Here too the strategy is not without risk and not every major BGM company can afford such a move. However, it does solve some key issues facing the majors.

Another possibility along the acquisition route would be not to acquire a major player but go the opposite direction and acquire a low cost provider.  The philosophy here would be to market a cross section of systems, each targeted at a different reimbursement model.  Under this scenario a Medicare patient would receive a no-thrills low cost system, while non-Medicare patients would receive a system that fits within the reimbursement framework of their insurance provider.

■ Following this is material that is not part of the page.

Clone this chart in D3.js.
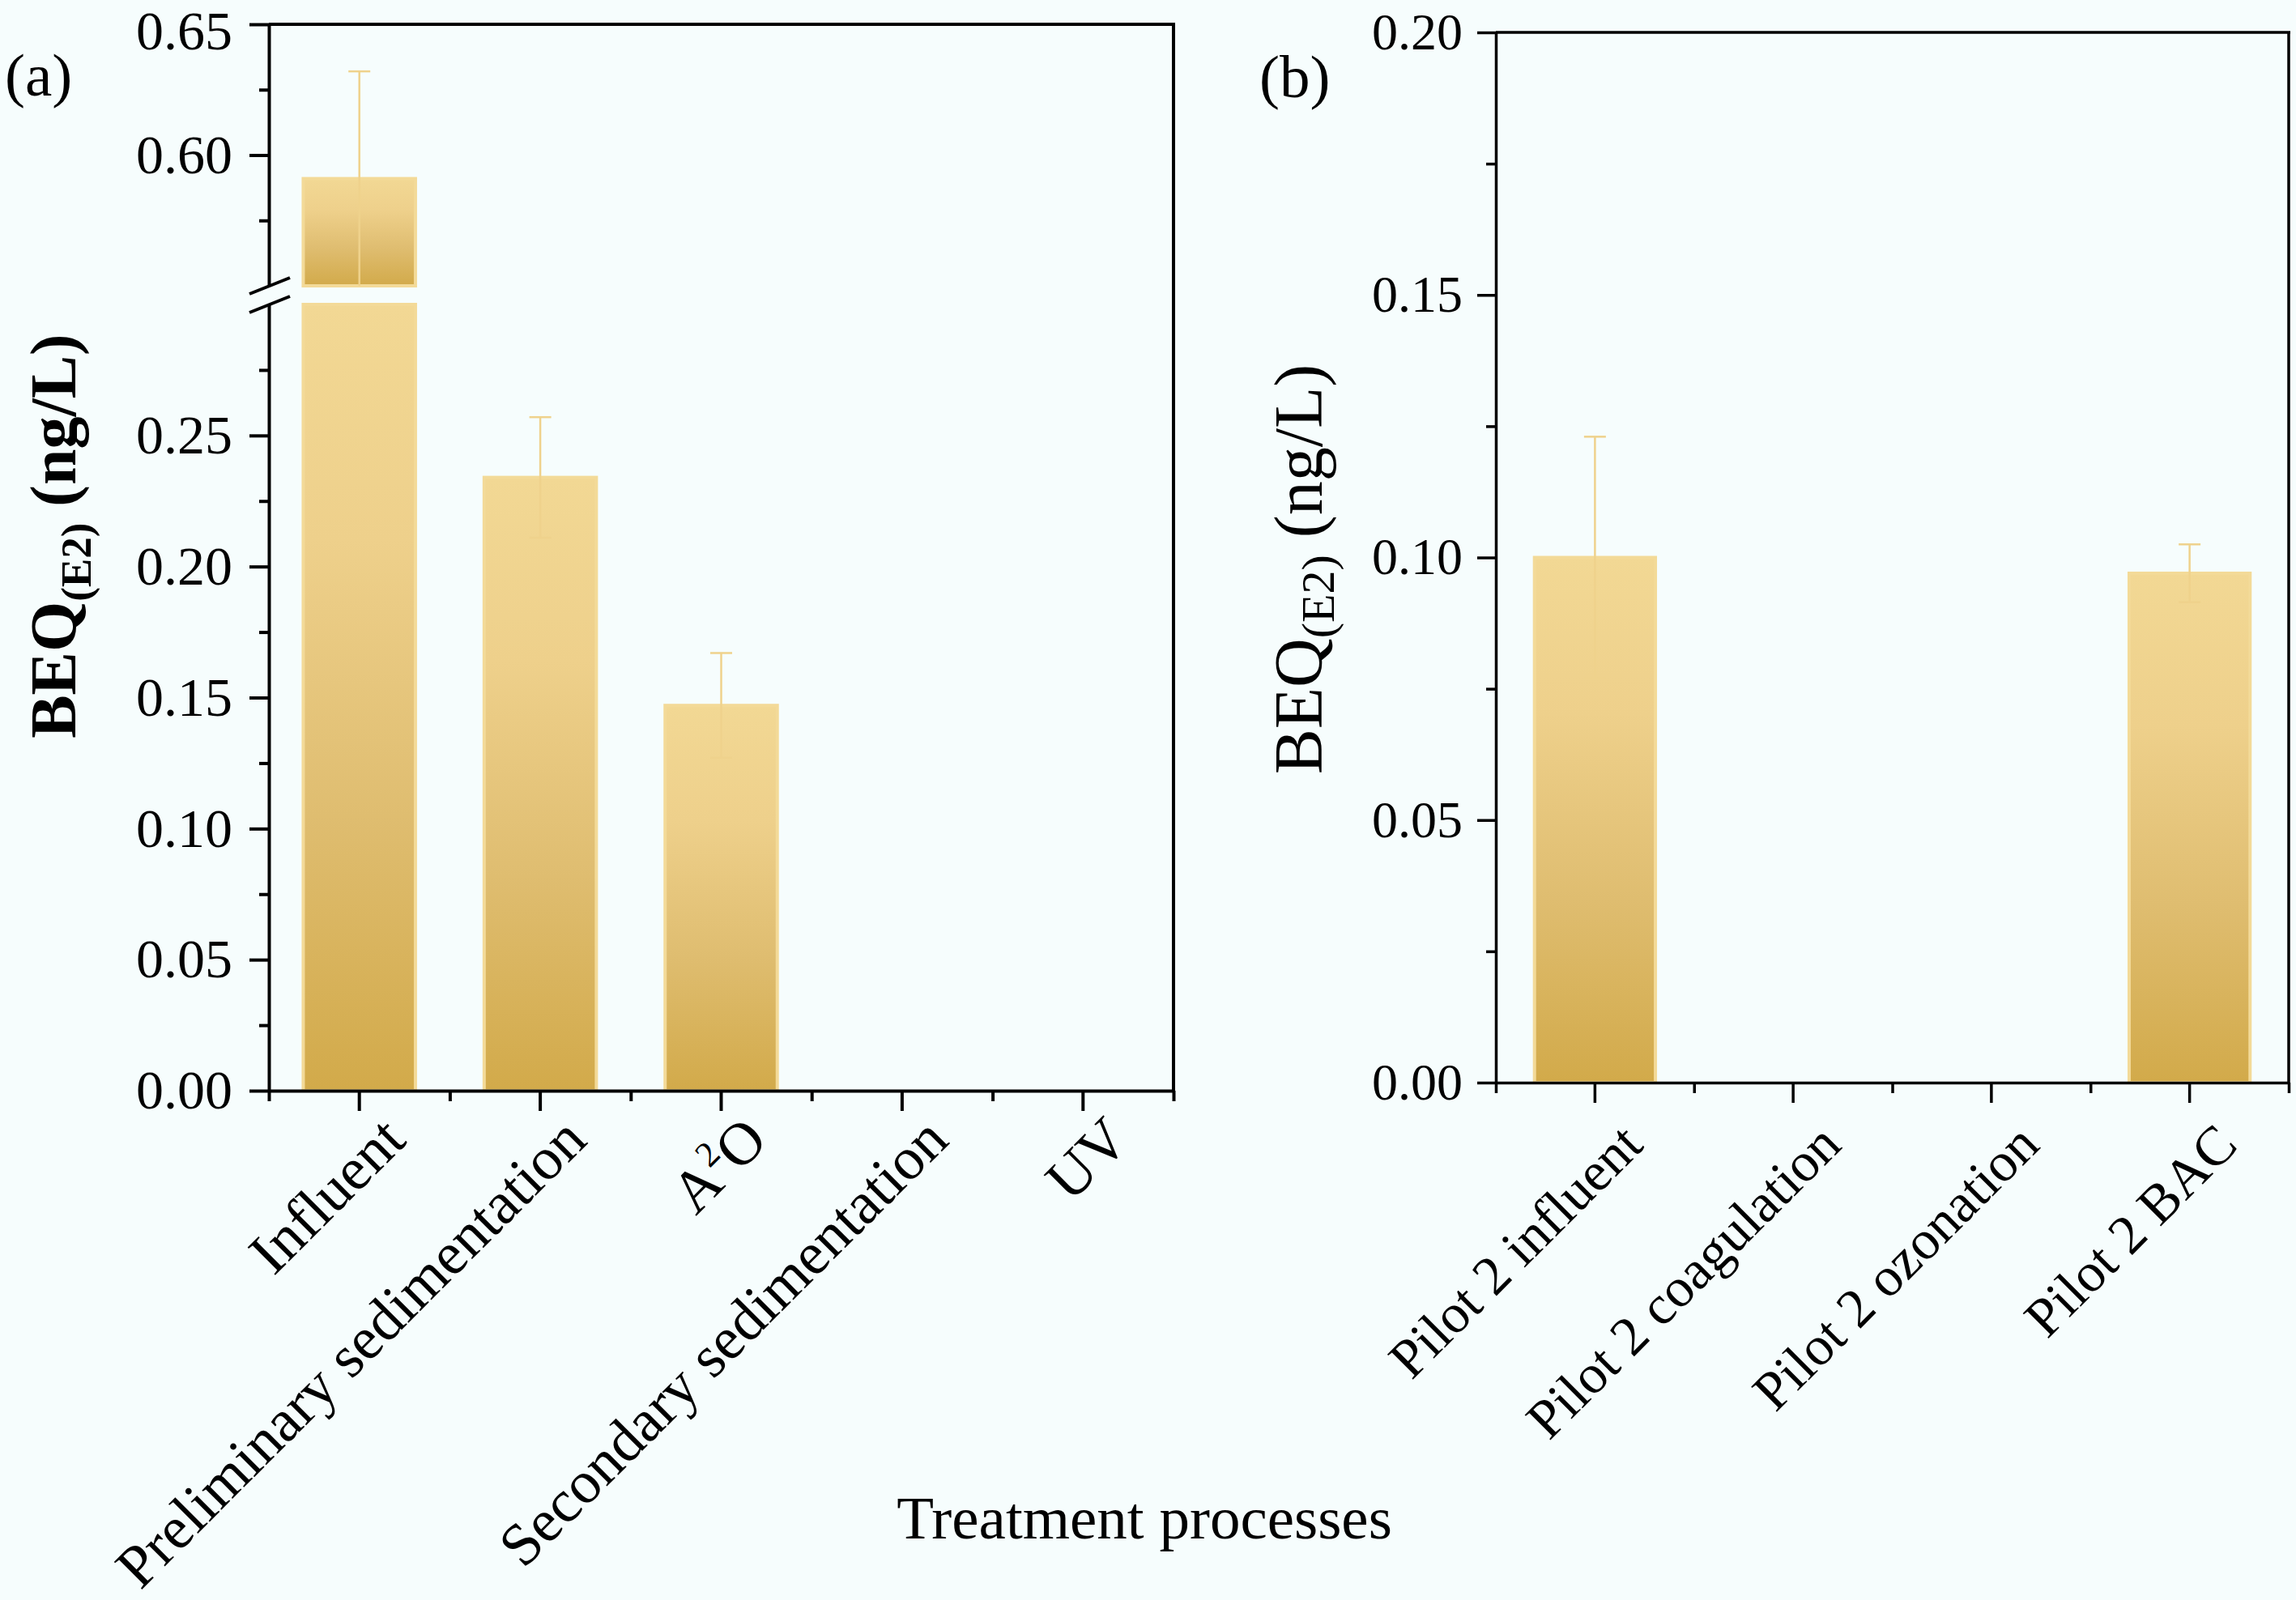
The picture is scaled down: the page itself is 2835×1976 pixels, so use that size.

Of course the easiest action is no action at all. The majors could well decide that there really isn’t much they can do given the likely scenario that prices will continue to erode and usage will continue to decline.  Frankly it’s difficult to blame any of the majors if the go this route as looking at the numbers it’s easy to argue that any acquisition related strategy could well be throwing good money into a bad market. Which really brings us back to where we started and the reason Bayer wanted to sell their unit in the first place; sometimes it’s better to get out while it’s still possible to get out and before conditions get so bad that a sale is impossible.

So what happens now? As per usual in the wacky world of diabetes no one knows for sure and whatever happens it likely won’t make much sense when it does happen. As history has shown in the wacky world of diabetes anything can and usual does happen no matter how wacky it is.